DIRECTIONS –
Write out the material exactly, without any of its pictures.

PROVIDED MATERIAL –
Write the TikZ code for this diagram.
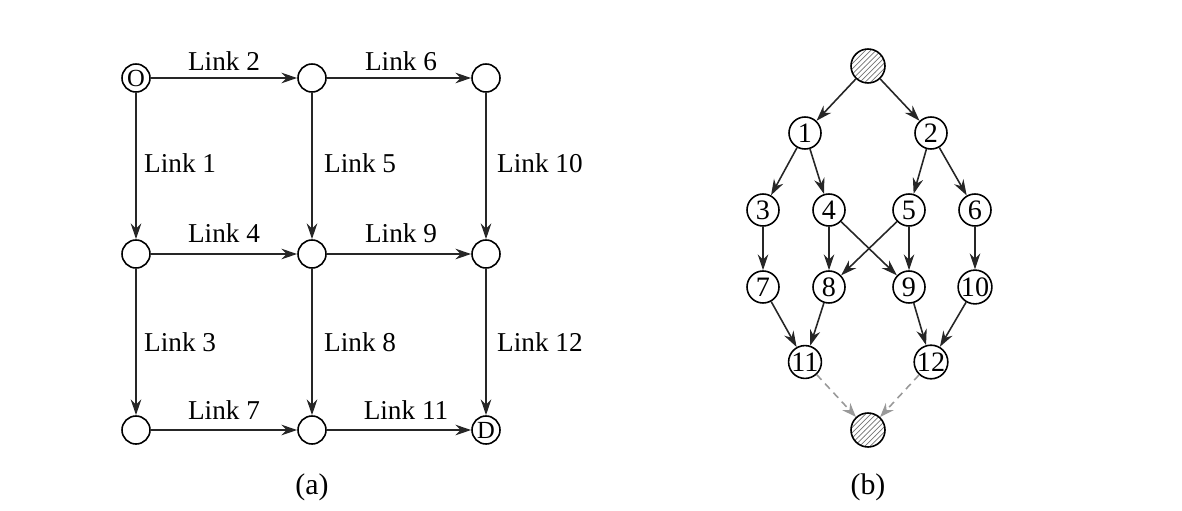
\documentclass[tikz,border=0pt]{standalone}
\usepackage{fontspec}
\setmainfont{Liberation Serif}
\usetikzlibrary{arrows.meta,patterns}
\begin{document}
\begin{tikzpicture}[x=0.02cm,y=-0.02cm,
  vtx/.style={circle,draw,line width=0.9pt,minimum size=28*0.02cm,inner sep=0pt,font=\fontsize{14}{14}\selectfont},
  num/.style={circle,draw,line width=0.9pt,minimum size=32*0.02cm,inner sep=0pt,font=\fontsize{16}{16}\selectfont},
  hat/.style={circle,draw,line width=0.9pt,minimum size=34*0.02cm,inner sep=0pt,pattern=north east lines,pattern color=gray!90!black},
  lnk/.style={font=\fontsize{15.5}{15.5}\selectfont},
  arr/.style={-{Stealth[length=9pt,width=6pt]},line width=0.9pt,draw=black!85},
  darr/.style={-{Stealth[length=8pt,width=6pt]},line width=0.9pt,draw=gray!80,dash pattern=on 4pt off 3pt}]
\useasboundingbox (0,0) rectangle (1182,510);
% grid network
\node[vtx] (o) at (136,78) {O};
\node[vtx] (a2) at (312,78) {};
\node[vtx] (a3) at (486,78) {};
\node[vtx] (b1) at (136,254) {};
\node[vtx] (b2) at (312,254) {};
\node[vtx] (b3) at (486,254) {};
\node[vtx] (c1) at (136,430) {};
\node[vtx] (c2) at (312,430) {};
\node[vtx] (d) at (486,430) {D};
\draw[arr] (o) -- (a2);
\draw[arr] (a2) -- (a3);
\draw[arr] (b1) -- (b2);
\draw[arr] (b2) -- (b3);
\draw[arr] (c1) -- (c2);
\draw[arr] (c2) -- (d);
\draw[arr] (o) -- (b1);
\draw[arr] (b1) -- (c1);
\draw[arr] (a2) -- (b2);
\draw[arr] (b2) -- (c2);
\draw[arr] (a3) -- (b3);
\draw[arr] (b3) -- (d);
\node[lnk] (l2) at (224,61) {Link 2};
\node[lnk] (l6) at (401,61) {Link 6};
\node[lnk] (l4) at (224,233) {Link 4};
\node[lnk] (l9) at (401,233) {Link 9};
\node[lnk] (l7) at (224,410) {Link 7};
\node[lnk] (l11) at (406,410) {Link 11};
\node[lnk,anchor=west] (l1) at (138,163) {Link 1};
\node[lnk,anchor=west] (l5) at (318,163) {Link 5};
\node[lnk,anchor=west] (l10) at (491,163) {Link 10};
\node[lnk,anchor=west] (l3) at (138,342) {Link 3};
\node[lnk,anchor=west] (l8) at (318,342) {Link 8};
\node[lnk,anchor=west] (l12) at (491,342) {Link 12};
\node[lnk,font=\fontsize{17}{17}\selectfont] (capa) at (312,487) {(a)};
% path tree
\node[hat] (s) at (868,66) {};
\node[num] (n1) at (805,133) {1};
\node[num] (n2) at (931,133) {2};
\node[num] (n3) at (763,210) {3};
\node[num] (n4) at (829,210) {4};
\node[num] (n5) at (909,210) {5};
\node[num] (n6) at (975,210) {6};
\node[num] (n7) at (763,287) {7};
\node[num] (n8) at (829,287) {8};
\node[num] (n9) at (909,287) {9};
\node[num] (n10) at (975,287) {10};
\node[num] (n11) at (805,362) {11};
\node[num] (n12) at (931,362) {12};
\node[hat] (t) at (868,430) {};
\draw[arr] (s) -- (n1);
\draw[arr] (s) -- (n2);
\draw[arr] (n1) -- (n3);
\draw[arr] (n1) -- (n4);
\draw[arr] (n2) -- (n5);
\draw[arr] (n2) -- (n6);
\draw[arr] (n3) -- (n7);
\draw[arr] (n4) -- (n8);
\draw[arr] (n4) -- (n9);
\draw[arr] (n5) -- (n8);
\draw[arr] (n5) -- (n9);
\draw[arr] (n6) -- (n10);
\draw[arr] (n7) -- (n11);
\draw[arr] (n8) -- (n11);
\draw[arr] (n9) -- (n12);
\draw[arr] (n10) -- (n12);
\draw[darr] (n11) -- (t);
\draw[darr] (n12) -- (t);
\node[lnk,font=\fontsize{17}{17}\selectfont] (capb) at (868,487) {(b)};
\end{tikzpicture}
\end{document}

SOLVED EXERCISE –
Write the TikZ code for this diagram.
\documentclass[tikz,border=0pt]{standalone}
\usepackage{fontspec}
\setmainfont{Liberation Serif}
\usetikzlibrary{arrows.meta,patterns}
\begin{document}
\begin{tikzpicture}[x=0.02cm,y=-0.02cm,
  vtx/.style={circle,draw,line width=0.9pt,minimum size=28*0.02cm,inner sep=0pt,font=\fontsize{14}{14}\selectfont},
  num/.style={circle,draw,line width=0.9pt,minimum size=32*0.02cm,inner sep=0pt,font=\fontsize{16}{16}\selectfont},
  hat/.style={circle,draw,line width=0.9pt,minimum size=34*0.02cm,inner sep=0pt,pattern=north east lines,pattern color=gray!90!black},
  lnk/.style={font=\fontsize{15.5}{15.5}\selectfont},
  arr/.style={-{Stealth[length=9pt,width=6pt]},line width=0.9pt,draw=black!85},
  darr/.style={-{Stealth[length=8pt,width=6pt]},line width=0.9pt,draw=gray!80,dash pattern=on 4pt off 3pt}]
\useasboundingbox (0,0) rectangle (1182,510);
% grid network
\node[vtx] (o) at (136,78) {O};
\node[vtx] (a2) at (312,78) {};
\node[vtx] (a3) at (486,78) {};
\node[vtx] (b1) at (136,254) {};
\node[vtx] (b2) at (312,254) {};
\node[vtx] (b3) at (486,254) {};
\node[vtx] (c1) at (136,430) {};
\node[vtx] (c2) at (312,430) {};
\node[vtx] (d) at (486,430) {D};
\draw[arr] (o) -- (a2);
\draw[arr] (a2) -- (a3);
\draw[arr] (b1) -- (b2);
\draw[arr] (b2) -- (b3);
\draw[arr] (c1) -- (c2);
\draw[arr] (c2) -- (d);
\draw[arr] (o) -- (b1);
\draw[arr] (b1) -- (c1);
\draw[arr] (a2) -- (b2);
\draw[arr] (b2) -- (c2);
\draw[arr] (a3) -- (b3);
\draw[arr] (b3) -- (d);
\node[lnk] (l2) at (224,61) {Link 2};
\node[lnk] (l6) at (401,61) {Link 6};
\node[lnk] (l4) at (224,233) {Link 4};
\node[lnk] (l9) at (401,233) {Link 9};
\node[lnk] (l7) at (224,410) {Link 7};
\node[lnk] (l11) at (406,410) {Link 11};
\node[lnk,anchor=west] (l1) at (138,163) {Link 1};
\node[lnk,anchor=west] (l5) at (318,163) {Link 5};
\node[lnk,anchor=west] (l10) at (491,163) {Link 10};
\node[lnk,anchor=west] (l3) at (138,342) {Link 3};
\node[lnk,anchor=west] (l8) at (318,342) {Link 8};
\node[lnk,anchor=west] (l12) at (491,342) {Link 12};
\node[lnk,font=\fontsize{17}{17}\selectfont] (capa) at (312,487) {(a)};
% path tree
\node[hat] (s) at (868,66) {};
\node[num] (n1) at (805,133) {1};
\node[num] (n2) at (931,133) {2};
\node[num] (n3) at (763,210) {3};
\node[num] (n4) at (829,210) {4};
\node[num] (n5) at (909,210) {5};
\node[num] (n6) at (975,210) {6};
\node[num] (n7) at (763,287) {7};
\node[num] (n8) at (829,287) {8};
\node[num] (n9) at (909,287) {9};
\node[num] (n10) at (975,287) {10};
\node[num] (n11) at (805,362) {11};
\node[num] (n12) at (931,362) {12};
\node[hat] (t) at (868,430) {};
\draw[arr] (s) -- (n1);
\draw[arr] (s) -- (n2);
\draw[arr] (n1) -- (n3);
\draw[arr] (n1) -- (n4);
\draw[arr] (n2) -- (n5);
\draw[arr] (n2) -- (n6);
\draw[arr] (n3) -- (n7);
\draw[arr] (n4) -- (n8);
\draw[arr] (n4) -- (n9);
\draw[arr] (n5) -- (n8);
\draw[arr] (n5) -- (n9);
\draw[arr] (n6) -- (n10);
\draw[arr] (n7) -- (n11);
\draw[arr] (n8) -- (n11);
\draw[arr] (n9) -- (n12);
\draw[arr] (n10) -- (n12);
\draw[darr] (n11) -- (t);
\draw[darr] (n12) -- (t);
\node[lnk,font=\fontsize{17}{17}\selectfont] (capb) at (868,487) {(b)};
\end{tikzpicture}
\end{document}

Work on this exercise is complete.